Executado poderá demonstrar a presença dos requisitos processuais para a suspensão dos efeitos do
título
Vimos acima que o executado não tem o direito subjetivo de conseguir a suspensão por prejudicialidade.
No entanto, o executado tem uma outra providência processual que pode ser manejada. Ele poderá, na
ação de conhecimento por ele ajuizada, demonstrar a presença dos requisitos processuais para a
concessão de tutela provisória que suste a produção de efeitos do título em que se funda a execução.
Veja bem. Nesta segunda hipótese, não se está buscando suspender a execução por prejudicialidade
externa. O que se está pedindo é a suspensão da exigibilidade do título. O autor da ação de rescisão
demonstra que seus argumentos são muito fortes e o juiz decide suspender a exigibilidade do título (não
por prejudicialidade externa), mas sim porque foi demonstrada a probabilidade do direito.
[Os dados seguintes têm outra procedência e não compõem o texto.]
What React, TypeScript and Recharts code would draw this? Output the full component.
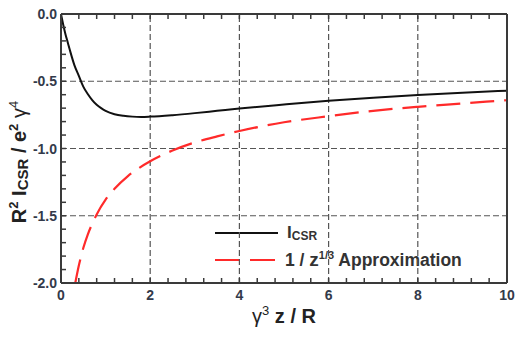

Neste segundo caso (pedido para suspender a exigibilidade do título), caso o juiz negue ou defira o pleito,
caberia agravo de instrumento com base no art. 1.015, I, do CPC/2015.
Esclarecimento adicional
O acórdão do STJ não menciona isso. No entanto, particularmente, penso que caberia agravo de
instrumento no caso concreto, com base no parágrafo único do art. 1.015 do CPC/2015:
Art. 1.015 (...)
Parágrafo único. Também caberá agravo de instrumento contra decisões interlocutórias
proferidas na fase de liquidação de sentença ou de cumprimento de sentença, no processo de
execução e no processo de inventário.
Isso porque o executado pediu ao juiz da execução a suspensão do processo e o magistrado indeferiu o
pleito. Logo, houve a prolação de uma decisão interlocutória no processo de execução, atraindo o
cabimento de agravo de instrumento, não com base no inciso I do art. 1.015, mas sim com fundamento
no parágrafo único.
O STJ não tratou sobre o tema porque o recorrente alegava violação do inciso I do art. 1.015, de forma
que não poderia o Tribunal “salvar” o cabimento do recurso, enquadrando-o em outro dispositivo legal.
Este último ponto, contudo, é apenas uma observação pessoal e que não constou no voto.